The court based its ruling on the presumption that the shutdown can "inflict sizeable or hardly reparable damages" to the refinery.
It also took into account Lukoil Bulgaria's claims that "there do not exist any alternative sources for the supply of jet fuel."
Customs agency chief Vanyo Tanov however told national radio he would appeal the ruling within the seven-day deadline, effectively stopping it from entering into force and sending the case to the Supreme Administrative Court.

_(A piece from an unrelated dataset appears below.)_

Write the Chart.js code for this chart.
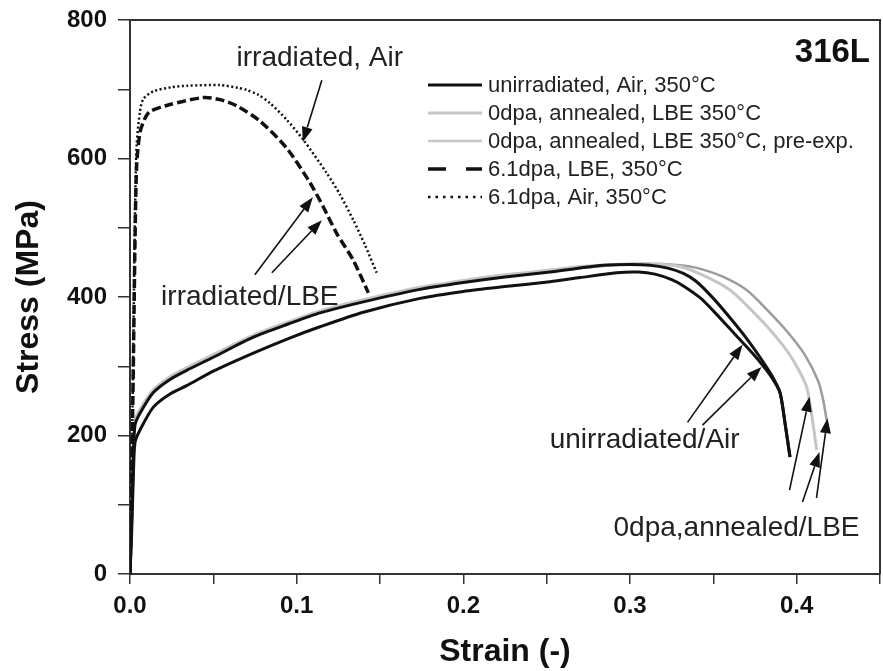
<!DOCTYPE html>
<html>
<head>
<meta charset="utf-8">
<script src="https://cdn.jsdelivr.net/npm/chart.js@4.4.1/dist/chart.umd.min.js"></script>
<style>
html,body{margin:0;padding:0;background:#fff;}
#wrap{width:883px;height:671px;}
</style>
</head>
<body>
<div id="wrap"><canvas id="c" width="883" height="671"></canvas></div>
<script>
// ---------- data ----------
const airStrain  = [0, 0.001, 0.002, 0.003, 0.006, 0.014, 0.024, 0.034, 0.050, 0.074, 0.095, 0.114, 0.140, 0.174, 0.200, 0.225, 0.252, 0.270, 0.292, 0.305, 0.315, 0.325, 0.332, 0.342, 0.350, 0.360, 0.370, 0.378, 0.385, 0.390, 0.393, 0.396];
const airStress  = [0, 60, 140, 190, 208, 241, 260, 272, 293, 319, 340, 357, 378, 398, 408, 415, 422, 428, 435, 436, 433, 425, 416, 399, 380, 354, 328, 306, 284, 262, 218, 169];

const air2Strain = [0, 0.001, 0.002, 0.003, 0.006, 0.014, 0.024, 0.034, 0.050, 0.074, 0.095, 0.114, 0.140, 0.174, 0.200, 0.225, 0.252, 0.270, 0.284, 0.300, 0.312, 0.322, 0.332, 0.340, 0.350, 0.360, 0.370, 0.378, 0.385, 0.390, 0.393, 0.396];
const air2Stress = [0, 80, 170, 215, 232, 262, 281, 294, 313, 342, 361, 377, 393, 411, 421, 429, 436, 442, 446, 447, 446, 442, 434, 422, 398, 370, 340, 313, 287, 262, 218, 169];

const lbe0Strain = [0, 0.001, 0.002, 0.003, 0.006, 0.014, 0.024, 0.034, 0.050, 0.074, 0.095, 0.114, 0.140, 0.174, 0.200, 0.225, 0.252, 0.270, 0.290, 0.310, 0.330, 0.345, 0.360, 0.370, 0.382, 0.394, 0.400, 0.406, 0.409, 0.412];
const lbe0Stress = [0, 90, 180, 222, 238, 266, 285, 298, 317, 345, 364, 380, 396, 414, 424, 432, 439, 444, 447, 448, 444, 430, 410, 388, 358, 323, 300, 270, 230, 179];

const lbePreStrain = [0, 0.001, 0.002, 0.003, 0.006, 0.014, 0.024, 0.034, 0.050, 0.074, 0.095, 0.114, 0.140, 0.174, 0.200, 0.225, 0.252, 0.270, 0.290, 0.310, 0.330, 0.340, 0.355, 0.370, 0.382, 0.395, 0.405, 0.413, 0.416, 0.418];
const lbePreStress = [0, 85, 175, 220, 236, 264, 283, 296, 315, 343, 362, 378, 394, 412, 422, 430, 437, 442, 446, 448, 446, 442, 430, 410, 382, 348, 316, 278, 250, 222];

const irrLbeStrain = [0, 0.001, 0.002, 0.003, 0.004, 0.006, 0.009, 0.012, 0.024, 0.044, 0.054, 0.064, 0.078, 0.094, 0.108, 0.116, 0.124, 0.134, 0.143];
const irrLbeStress = [0, 140, 300, 480, 590, 638, 658, 668, 678, 688, 685, 676, 654, 615, 565, 530, 492, 453, 406];

const irrAirStrain = [0, 0.001, 0.002, 0.003, 0.004, 0.006, 0.008, 0.014, 0.025, 0.034, 0.054, 0.065, 0.070, 0.077, 0.084, 0.094, 0.104, 0.118, 0.126, 0.134, 0.141, 0.148];
const irrAirStress = [0, 150, 330, 520, 620, 668, 686, 697, 703, 705, 706, 702, 699, 692, 680, 656, 627, 579, 548, 511, 475, 435];

const seriesLabels = ['unirradiated, Air, 350°C', '0dpa, annealed, LBE 350°C', '0dpa, annealed, LBE 350°C, pre-exp.', '6.1dpa, LBE, 350°C', '6.1dpa, Air, 350°C'];

const xTicks = [0, 0.1, 0.2, 0.3, 0.4];
const yTicks = [0, 200, 400, 600, 800];

const noteTexts  = ['irradiated, Air', 'irradiated/LBE', 'unirradiated/Air', '0dpa,annealed/LBE'];
const noteX      = [0.1139, 0.0719, 0.3088, 0.3639];
const noteY      = [745, 400, 193, 66];

const arrowFromX = [0.1151, 0.0749, 0.0851, 0.3345, 0.3435, 0.3957, 0.4035, 0.4119];
const arrowFromY = [713, 432, 435, 219, 215, 121, 104, 110];
const arrowToX   = [0.1037, 0.1097, 0.1151, 0.3675, 0.3789, 0.4077, 0.4137, 0.4185];
const arrowToY   = [624, 544, 511, 331, 299, 256, 176, 225];

const materialLabel = '316L';

// ---------- build ----------
function pts(xs, ys){ return xs.map((x,i)=>({x:x, y:ys[i]})); }
const FONT = "'Liberation Sans', Arial, Helvetica, sans-serif";

const datasets = [
  {label: seriesLabels[0], data: pts(airStrain, airStress), borderColor:'#111', borderWidth:3, order:1},
  {label: seriesLabels[0], data: pts(air2Strain, air2Stress), borderColor:'#111', borderWidth:3, order:1, hideInLegend:true},
  {label: seriesLabels[1], data: pts(lbe0Strain, lbe0Stress), borderColor:'#c6c6c6', borderWidth:3, order:4},
  {label: seriesLabels[2], data: pts(lbePreStrain, lbePreStress), borderColor:'#9c9c9c', borderWidth:2.5, order:5, legendColor:'#c6c6c6'},
  {label: seriesLabels[3], data: pts(irrLbeStrain, irrLbeStress), borderColor:'#111', borderWidth:3.5, borderDash:[9,4], order:1, legendDash:[18,20]},
  {label: seriesLabels[4], data: pts(irrAirStrain, irrAirStress), borderColor:'#111', borderWidth:2.5, borderDash:[2,2.5], order:1, legendDash:[2.5,5]}
];
datasets.forEach(d=>{ d.pointRadius=0; d.tension=0.25; d.fill=false; });

const framePlugin = {
  id:'frame',
  afterDraw(chart){
    const {ctx, chartArea:a} = chart;
    ctx.save();
    ctx.strokeStyle='#333'; ctx.lineWidth=2;
    ctx.beginPath();
    ctx.moveTo(a.left, a.top); ctx.lineTo(a.right, a.top); ctx.lineTo(a.right, a.bottom);
    ctx.stroke();
    ctx.restore();
  }
};

const notesPlugin = {
  id:'notes',
  afterDatasetsDraw(chart){
    const {ctx, scales:{x, y}, chartArea:a} = chart;
    ctx.save();
    ctx.fillStyle='#222';
    ctx.font = "28px " + FONT;
    ctx.textAlign='center'; ctx.textBaseline='middle';
    noteTexts.forEach((t,i)=>{ ctx.fillText(t, x.getPixelForValue(noteX[i]), y.getPixelForValue(noteY[i])); });
    ctx.strokeStyle='#111'; ctx.fillStyle='#111'; ctx.lineWidth=1.6;
    arrowFromX.forEach((fx,i)=>{
      const x0=x.getPixelForValue(fx), y0=y.getPixelForValue(arrowFromY[i]);
      const x1=x.getPixelForValue(arrowToX[i]), y1=y.getPixelForValue(arrowToY[i]);
      const ang=Math.atan2(y1-y0, x1-x0), L=15, W=5.5;
      const bx=x1-L*Math.cos(ang), by=y1-L*Math.sin(ang);
      ctx.beginPath(); ctx.moveTo(x0,y0); ctx.lineTo(bx,by); ctx.stroke();
      ctx.beginPath();
      ctx.moveTo(x1,y1);
      ctx.lineTo(bx + W*Math.sin(ang), by - W*Math.cos(ang));
      ctx.lineTo(bx - W*Math.sin(ang), by + W*Math.cos(ang));
      ctx.closePath(); ctx.fill();
    });
    ctx.font = "bold 33px " + FONT;
    ctx.textAlign='right'; ctx.fillStyle='#111';
    ctx.fillText(materialLabel, a.right-10, a.top+33);
    const lx = a.left + 298, ly = a.top + 65, dy = 28;
    let row = 0;
    ctx.font = "22px " + FONT; ctx.textAlign='left';
    chart.data.datasets.forEach(d=>{
      if (d.hideInLegend) return;
      const yy = ly + row*dy;
      ctx.save();
      ctx.strokeStyle = d.legendColor || d.borderColor;
      ctx.lineWidth = d.borderWidth;
      ctx.setLineDash(d.legendDash || d.borderDash || []);
      ctx.beginPath(); ctx.moveTo(lx, yy); ctx.lineTo(lx+54, yy); ctx.stroke();
      ctx.restore();
      ctx.fillStyle='#222';
      ctx.fillText(d.label, lx+60, yy+1);
      row++;
    });
    ctx.restore();
  }
};

new Chart(document.getElementById('c'), {
  type:'line',
  data:{datasets},
  options:{
    responsive:false, animation:false, devicePixelRatio:1,
    layout:{padding:{left:0, top:20, right:3, bottom:0}},
    plugins:{legend:{display:false}, tooltip:{enabled:false}},
    scales:{
      x:{
        type:'linear', min:0, max:0.45,
        afterBuildTicks(s){ const t=[]; for(let i=0;i<=9;i++) t.push({value:Math.round(i*5)/100}); s.ticks=t; },
        afterFit(s){ s.height = 97; s.paddingLeft = 0; s.paddingRight = 0; },
        ticks:{autoSkip:false, maxRotation:0, padding:8, color:'#111', font:{family:FONT, size:24, weight:'bold'},
          callback(v){ const m = xTicks.find(t=>Math.abs(t-v)<1e-6); return m===undefined ? '' : m.toFixed(1); }},
        grid:{drawOnChartArea:false, drawTicks:true, tickLength:10, color:'#333', lineWidth:1.5},
        border:{display:true, color:'#333', width:2},
        title:{display:true, text:'Strain (-)', color:'#111', font:{family:FONT, size:32, weight:'bold'}, padding:{top:0,bottom:0}}
      },
      y:{
        type:'linear', min:0, max:800,
        afterBuildTicks(s){ const t=[]; for(let i=0;i<=8;i++) t.push({value:i*100}); s.ticks=t; },
        afterFit(s){ s.width = 130; s.paddingTop = 0; s.paddingBottom = 0; },
        ticks:{autoSkip:false, padding:11, color:'#111', font:{family:FONT, size:24, weight:'bold'},
          callback(v){ return yTicks.includes(Math.round(v)) && Math.abs(v-Math.round(v))<1e-6 ? String(Math.round(v)) : ''; }},
        grid:{drawOnChartArea:false, drawTicks:true, tickLength:12, color:'#333', lineWidth:1.5},
        border:{display:true, color:'#333', width:2},
        title:{display:true, text:'Stress (MPa)', color:'#111', font:{family:FONT, size:32, weight:'bold'}, padding:{top:10,bottom:0}}
      }
    }
  },
  plugins:[framePlugin, notesPlugin]
});
</script>
</body>
</html>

The customs withdrew Neftochim's licences last Tuesday over the refinery's failure to install additional meters and other equipment to link its production and storage facilities to the Bulgarian revenue agency, so the amounts of crude and fuel entering and exiting the refinery can be monitored.
With a capacity of 142,000 barrels per day, Neftochim is Bulgaria's sole supplier of jet fuel and the halt in supplies prompted Bulgaria's government to tap state reserves to prevent a massive grounding of planes at major airports in the capital and the Black Sea cities of Varna and Burgas.
The refinery also has a 70-percent share in the country's wholesale fuel market and a 25-percent share in the retail market through its chain of 200 petrol stations.
Alternative fuel supplies have however managed to prevent a shortage so far.